With the large number of virtual machines housed per physical server, the number of boot images used on a single server is also significant. A single bare-metal Linux boot image needs around 3 GB of space at a minimum. Installing software stacks and application binaries on top of that requires additional space typically resulting in using around 6 GB of space for each virtual machine that houses a database application.

When a user provisions a new virtual machine, the boot image can be a full copy or a space-optimized snapshot. Using a full copy results in highly inefficient use of storage. Not only is storage consumed to house identical boot images, storage is also consumed in making the boot images highly available (mirror across enclosures) as well in their backup.This large amount of highly available, high performance storage is very expensive, and likely to eliminate the cost advantages that server virtualization would otherwise provide. To add to it, backup and recovery of such capacity is also an expensive task.

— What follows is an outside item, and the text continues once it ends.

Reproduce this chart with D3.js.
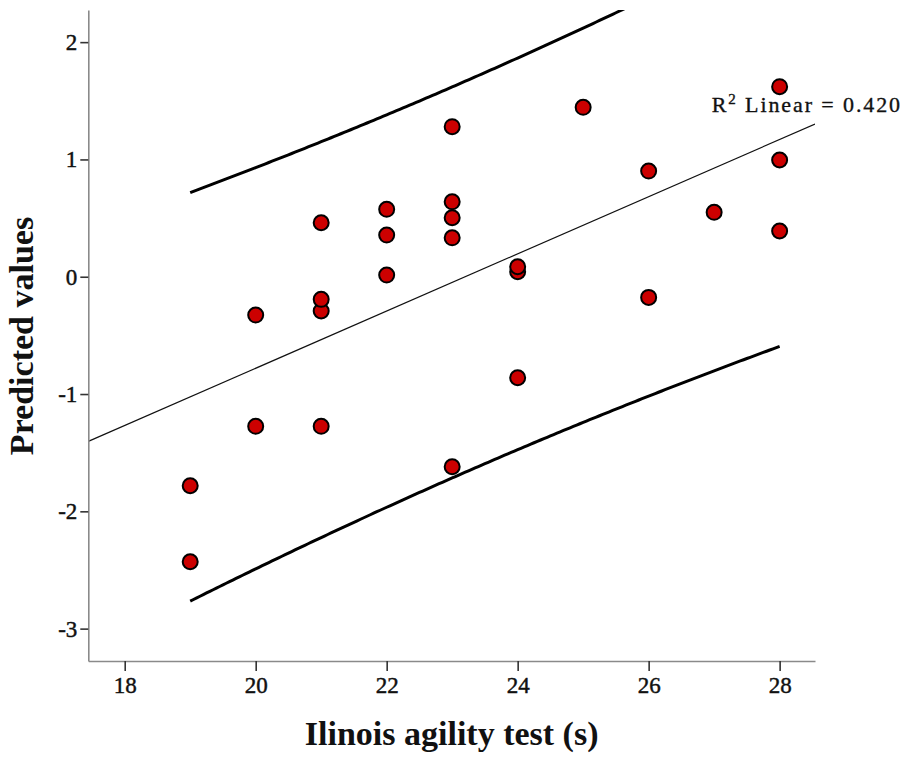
<!DOCTYPE html>
<html>
<head>
<meta charset="utf-8">
<script src="https://cdn.jsdelivr.net/npm/d3@7"></script>
<style>
  html, body { margin: 0; padding: 0; background: #fff; }
  svg { display: block; }
  text { font-family: "Liberation Serif", "Times New Roman", serif; fill: #111; }
</style>
</head>
<body>
<svg id="chart" width="908" height="757"></svg>
<script>
// ---- data ----
const agility = [19, 19, 20, 20, 21, 21, 21, 21, 22, 22, 22, 23, 23, 23, 23, 23, 24, 24, 24, 25, 26, 26, 27, 28, 28, 28];
const predicted = [-1.782, -2.43, -0.327, -1.275, 0.46, -1.275, -0.292, -0.193, 0.575, 0.355, 0.014, 1.279, 0.639, 0.503, 0.332, -1.62, -0.861, 0.043, 0.085, 1.444, 0.901, -0.176, 0.549, 1.62, 0.995, 0.39];
const xTicks = [18, 20, 22, 24, 26, 28];
const yTicks = [-3, -2, -1, 0, 1, 2];
const xDomain = [17.444, 28.54];
const yDomain = [-3.276, 2.274];
const xTitle = "Ilinois agility test (s)";
const yTitle = "Predicted values";
const r2Label = "0.420";
const tCrit = 2.064; // t(0.975, df = 24)

// ---- layout ----
const pL = 88.3, pR = 815, pT = 10, pB = 661;
const svg = d3.select("#chart");
const x = d3.scaleLinear().domain(xDomain).range([pL, pR]);
const y = d3.scaleLinear().domain(yDomain).range([pB, pT]);

// ---- regression (least squares) from the data ----
const n = agility.length;
const mx = d3.mean(agility), my = d3.mean(predicted);
const sxx = d3.sum(agility, v => (v - mx) ** 2);
const sxy = d3.sum(agility.map((v, i) => (v - mx) * (predicted[i] - my)));
const slope = sxy / sxx, icpt = my - slope * mx;
const sse = d3.sum(agility.map((v, i) => (predicted[i] - (icpt + slope * v)) ** 2));
const sRes = Math.sqrt(sse / (n - 2));
const fit = v => icpt + slope * v;
const half = v => tCrit * sRes * Math.sqrt(1 + 1 / n + (v - mx) ** 2 / sxx);

svg.append("defs").append("clipPath").attr("id", "plotClip")
  .append("rect").attr("x", pL).attr("y", pT).attr("width", pR - pL).attr("height", pB - pT);

const xMin = d3.min(agility), xMax = d3.max(agility);
const bandX = d3.range(xMin, xMax + 0.0001, 0.05);
const line = d3.line().x(d => x(d[0])).y(d => y(d[1]));
const g = svg.append("g").attr("clip-path", "url(#plotClip)");

g.append("path").datum(bandX.map(v => [v, fit(v) + half(v)]))
  .attr("d", line).attr("fill", "none").attr("stroke", "#000").attr("stroke-width", 3);
g.append("path").datum(bandX.map(v => [v, fit(v) - half(v)]))
  .attr("d", line).attr("fill", "none").attr("stroke", "#000").attr("stroke-width", 3);
g.append("path").datum([[xDomain[0], fit(xDomain[0])], [xDomain[1], fit(xDomain[1])]])
  .attr("d", line).attr("fill", "none").attr("stroke", "#111").attr("stroke-width", 1.2);

// ---- axes ----
const xAxis = svg.append("g").attr("transform", `translate(0,${pB})`)
  .call(d3.axisBottom(x).tickValues(xTicks).tickSize(10).tickSizeOuter(0).tickPadding(6).tickFormat(d3.format("d")));
const yAxis = svg.append("g").attr("transform", `translate(${pL},0)`)
  .call(d3.axisLeft(y).tickValues(yTicks).tickSize(8).tickSizeOuter(0).tickPadding(3).tickFormat(d => d < 0 ? "-" + Math.abs(d) : d));
[xAxis, yAxis].forEach(a => {
  a.select(".domain").attr("stroke", "#8a8a8a").attr("stroke-width", 1.6);
  a.selectAll(".tick line").attr("stroke", "#333").attr("stroke-width", 1.6);
  a.selectAll(".tick text").attr("font-family", "Liberation Serif").attr("font-size", 23)
    .attr("fill", "#111").attr("stroke", "#111").attr("stroke-width", 0.45);
});

// ---- points ----
svg.append("g").selectAll("circle").data(agility).join("circle")
  .attr("cx", d => x(d)).attr("cy", (d, i) => y(predicted[i]))
  .attr("r", 7.5).attr("fill", "#cc0000").attr("stroke", "#000").attr("stroke-width", 2);

// ---- titles ----
svg.append("text").attr("x", (pL + pR) / 2).attr("y", 745)
  .attr("text-anchor", "middle").attr("font-weight", "bold").attr("font-size", 34).text(xTitle);
svg.append("text").attr("transform", `translate(33,336) rotate(-90)`)
  .attr("text-anchor", "middle").attr("font-weight", "bold").attr("font-size", 34).text(yTitle);

// ---- R² label ----
const lab = svg.append("text").attr("x", 902).attr("y", 112).attr("text-anchor", "end")
  .attr("font-size", 22).attr("letter-spacing", 1.9).attr("stroke", "#111").attr("stroke-width", 0.35);
lab.append("tspan").text("R");
lab.append("tspan").attr("dy", -8).attr("font-size", 15).text("2");
lab.append("tspan").attr("dy", 8).text(" Linear = " + r2Label);
</script>
</body>
</html>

In order to address the above issue, Veritas recommends the use of space-optimized snapshots of the gold image as boot images of the various VM guests. Space-optimized snapshots do not make a full copy of the data in the gold image, rather they work on the copy-on-write principle where only the changed blocks are stored locally. This set of changed blocks is called a Cache Object and it is stored in a repository for all such space-optimized snapshots, called the Cache Object Store, which is backed by physical storage. The Cache Object offers a significant storage space reduction, typically occupying a 5-20% storage footprint, relative to the parent volume (the gold image volume in this case). The same Cache Object Store can be used to store changed blocks for multiple snapshot volumes.

Each Snapshot held in the Cache Object Store contains only changes made to the gold image to support that installation's boot environment. Hence, to achieve the best possible storage reduction, install software on data disks rather than root file systems and limit as many changes as possible to the gold image operating files (i.e., system, hosts, passwd, etc.).